What is asked
Search the records for the word "this" and pick out every line that has it.

Records for the exercise
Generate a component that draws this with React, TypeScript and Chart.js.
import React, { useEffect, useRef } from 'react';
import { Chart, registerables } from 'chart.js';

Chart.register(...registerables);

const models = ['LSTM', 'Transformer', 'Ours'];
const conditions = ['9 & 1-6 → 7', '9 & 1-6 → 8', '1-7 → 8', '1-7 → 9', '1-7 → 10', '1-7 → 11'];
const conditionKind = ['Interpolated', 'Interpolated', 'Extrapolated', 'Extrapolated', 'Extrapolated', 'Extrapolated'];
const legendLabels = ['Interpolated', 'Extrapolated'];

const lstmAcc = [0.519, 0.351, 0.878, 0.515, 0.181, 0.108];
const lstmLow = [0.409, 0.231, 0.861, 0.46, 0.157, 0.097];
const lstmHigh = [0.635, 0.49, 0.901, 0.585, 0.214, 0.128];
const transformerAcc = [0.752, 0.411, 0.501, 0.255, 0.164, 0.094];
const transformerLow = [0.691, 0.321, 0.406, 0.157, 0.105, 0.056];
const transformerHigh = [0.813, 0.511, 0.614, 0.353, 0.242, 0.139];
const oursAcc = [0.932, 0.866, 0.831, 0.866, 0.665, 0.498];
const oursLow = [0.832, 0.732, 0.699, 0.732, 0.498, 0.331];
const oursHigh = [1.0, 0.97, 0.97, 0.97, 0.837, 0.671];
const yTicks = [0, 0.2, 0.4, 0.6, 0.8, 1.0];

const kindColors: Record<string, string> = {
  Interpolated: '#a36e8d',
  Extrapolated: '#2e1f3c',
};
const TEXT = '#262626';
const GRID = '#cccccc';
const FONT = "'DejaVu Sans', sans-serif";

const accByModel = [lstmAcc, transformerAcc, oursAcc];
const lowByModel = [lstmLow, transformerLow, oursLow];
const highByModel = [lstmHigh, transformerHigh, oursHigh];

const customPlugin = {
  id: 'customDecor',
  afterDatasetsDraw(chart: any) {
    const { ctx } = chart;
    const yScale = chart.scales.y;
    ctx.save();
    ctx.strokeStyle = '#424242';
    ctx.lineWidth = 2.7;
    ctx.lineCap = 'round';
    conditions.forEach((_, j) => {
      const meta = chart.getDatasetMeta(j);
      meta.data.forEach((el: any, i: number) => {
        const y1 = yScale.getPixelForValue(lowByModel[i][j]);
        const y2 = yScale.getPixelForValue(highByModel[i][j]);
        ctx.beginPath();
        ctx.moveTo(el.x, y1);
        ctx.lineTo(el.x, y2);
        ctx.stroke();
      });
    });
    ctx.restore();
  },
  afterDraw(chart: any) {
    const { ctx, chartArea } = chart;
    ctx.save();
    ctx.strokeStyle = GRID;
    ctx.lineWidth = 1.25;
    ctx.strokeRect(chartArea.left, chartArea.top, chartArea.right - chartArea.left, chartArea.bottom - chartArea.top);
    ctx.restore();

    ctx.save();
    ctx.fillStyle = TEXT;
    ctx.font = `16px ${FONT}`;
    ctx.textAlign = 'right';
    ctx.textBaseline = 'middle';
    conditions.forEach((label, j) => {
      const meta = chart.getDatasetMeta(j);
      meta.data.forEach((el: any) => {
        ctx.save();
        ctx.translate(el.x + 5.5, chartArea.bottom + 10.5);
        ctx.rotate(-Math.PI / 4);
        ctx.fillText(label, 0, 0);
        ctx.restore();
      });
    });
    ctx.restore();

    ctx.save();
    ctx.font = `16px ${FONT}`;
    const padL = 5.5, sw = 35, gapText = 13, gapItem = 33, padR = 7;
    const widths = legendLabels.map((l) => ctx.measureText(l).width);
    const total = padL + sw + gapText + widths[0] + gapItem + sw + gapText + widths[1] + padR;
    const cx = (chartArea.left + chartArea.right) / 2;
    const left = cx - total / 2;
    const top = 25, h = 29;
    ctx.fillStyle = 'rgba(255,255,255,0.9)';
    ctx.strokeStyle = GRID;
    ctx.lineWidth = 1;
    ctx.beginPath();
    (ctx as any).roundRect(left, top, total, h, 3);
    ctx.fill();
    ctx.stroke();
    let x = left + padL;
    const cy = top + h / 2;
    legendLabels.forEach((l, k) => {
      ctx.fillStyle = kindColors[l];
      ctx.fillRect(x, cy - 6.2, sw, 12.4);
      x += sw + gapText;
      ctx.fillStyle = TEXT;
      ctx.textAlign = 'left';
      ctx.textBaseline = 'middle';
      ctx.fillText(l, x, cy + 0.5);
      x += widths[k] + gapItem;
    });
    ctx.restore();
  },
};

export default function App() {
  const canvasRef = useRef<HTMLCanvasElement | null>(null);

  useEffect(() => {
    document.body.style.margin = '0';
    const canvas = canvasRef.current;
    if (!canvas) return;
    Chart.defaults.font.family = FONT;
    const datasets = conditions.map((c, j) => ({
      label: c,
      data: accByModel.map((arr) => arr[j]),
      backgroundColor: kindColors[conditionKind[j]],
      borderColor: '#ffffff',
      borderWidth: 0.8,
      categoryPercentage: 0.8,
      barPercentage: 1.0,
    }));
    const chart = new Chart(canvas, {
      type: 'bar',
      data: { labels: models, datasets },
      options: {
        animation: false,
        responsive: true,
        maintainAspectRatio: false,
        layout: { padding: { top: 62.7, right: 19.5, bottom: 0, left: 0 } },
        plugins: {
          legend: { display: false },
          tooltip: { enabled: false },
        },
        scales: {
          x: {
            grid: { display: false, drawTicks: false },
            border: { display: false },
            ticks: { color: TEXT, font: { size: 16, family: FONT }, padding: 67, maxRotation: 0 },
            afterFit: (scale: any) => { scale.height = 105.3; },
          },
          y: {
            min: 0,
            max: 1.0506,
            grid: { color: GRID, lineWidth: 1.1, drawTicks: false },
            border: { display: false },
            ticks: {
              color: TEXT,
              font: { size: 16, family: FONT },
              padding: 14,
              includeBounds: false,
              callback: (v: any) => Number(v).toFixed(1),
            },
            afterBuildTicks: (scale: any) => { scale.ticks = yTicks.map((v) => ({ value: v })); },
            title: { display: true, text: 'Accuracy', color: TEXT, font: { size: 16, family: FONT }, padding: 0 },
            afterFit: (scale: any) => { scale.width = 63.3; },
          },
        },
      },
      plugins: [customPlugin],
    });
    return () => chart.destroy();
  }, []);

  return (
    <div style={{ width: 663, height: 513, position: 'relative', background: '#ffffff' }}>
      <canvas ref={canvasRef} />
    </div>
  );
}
--
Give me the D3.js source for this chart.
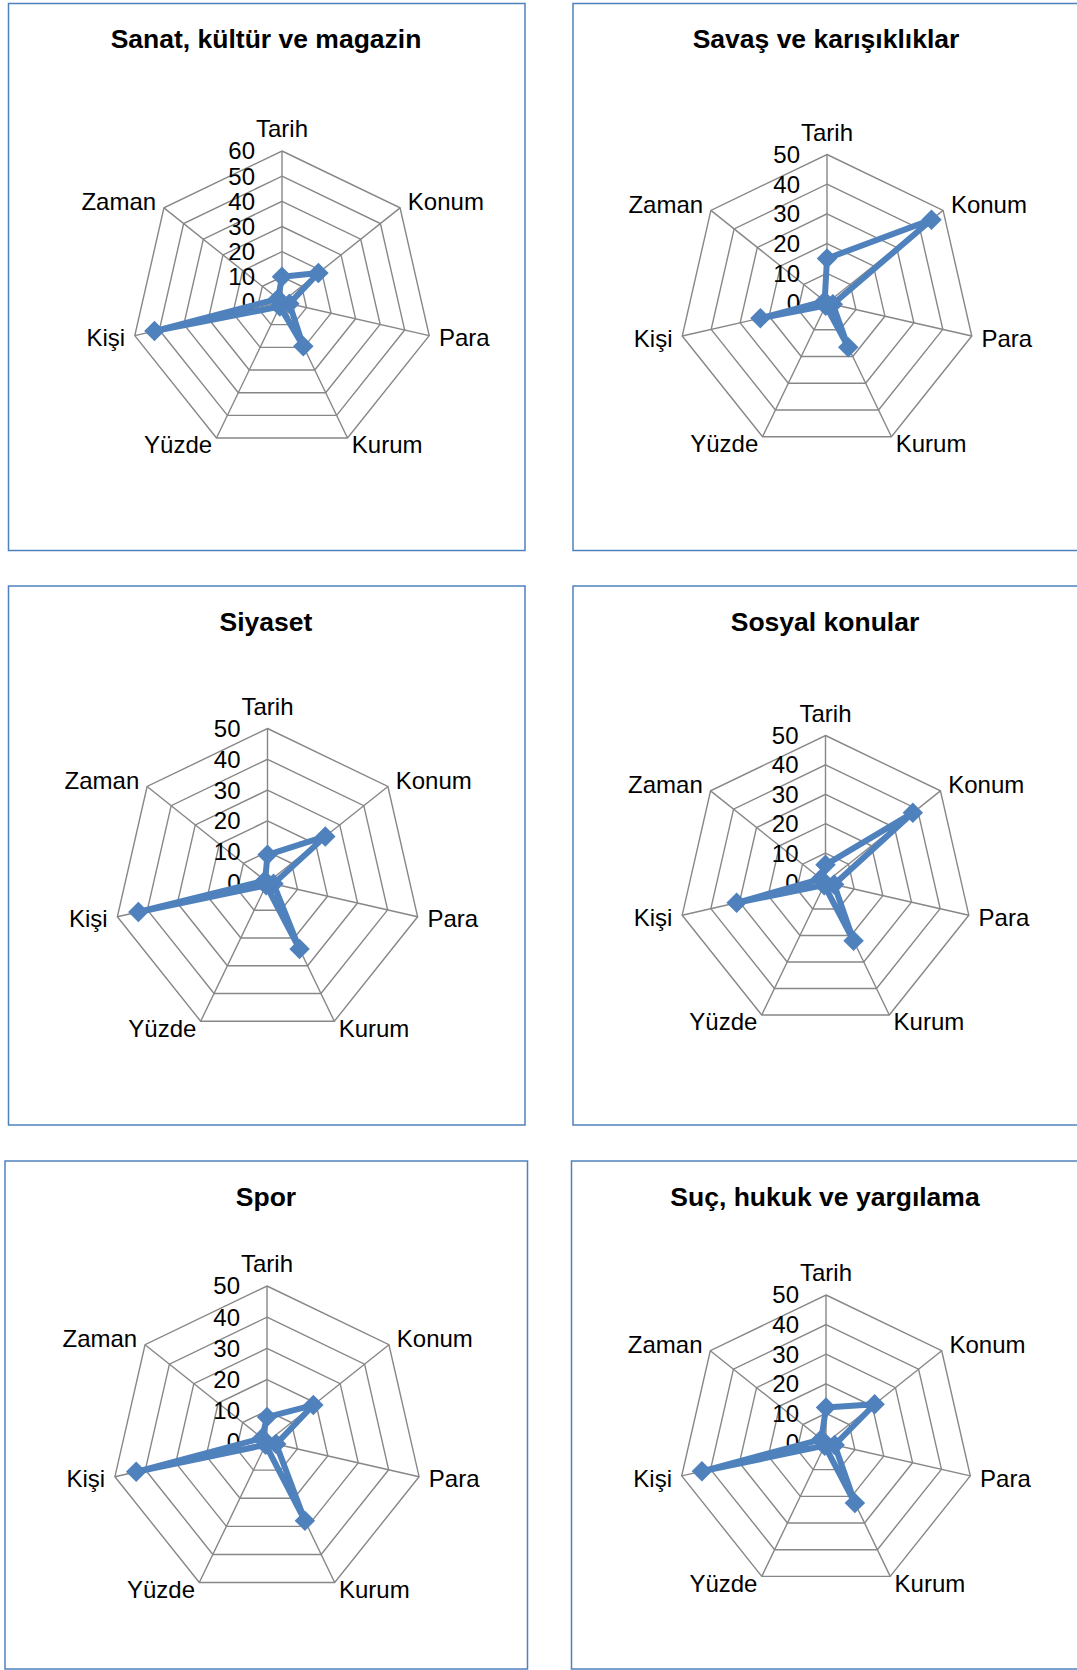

Task answer
Generate a component that draws this with React, TypeScript and Chart.js.
Give me the D3.js source for this chart.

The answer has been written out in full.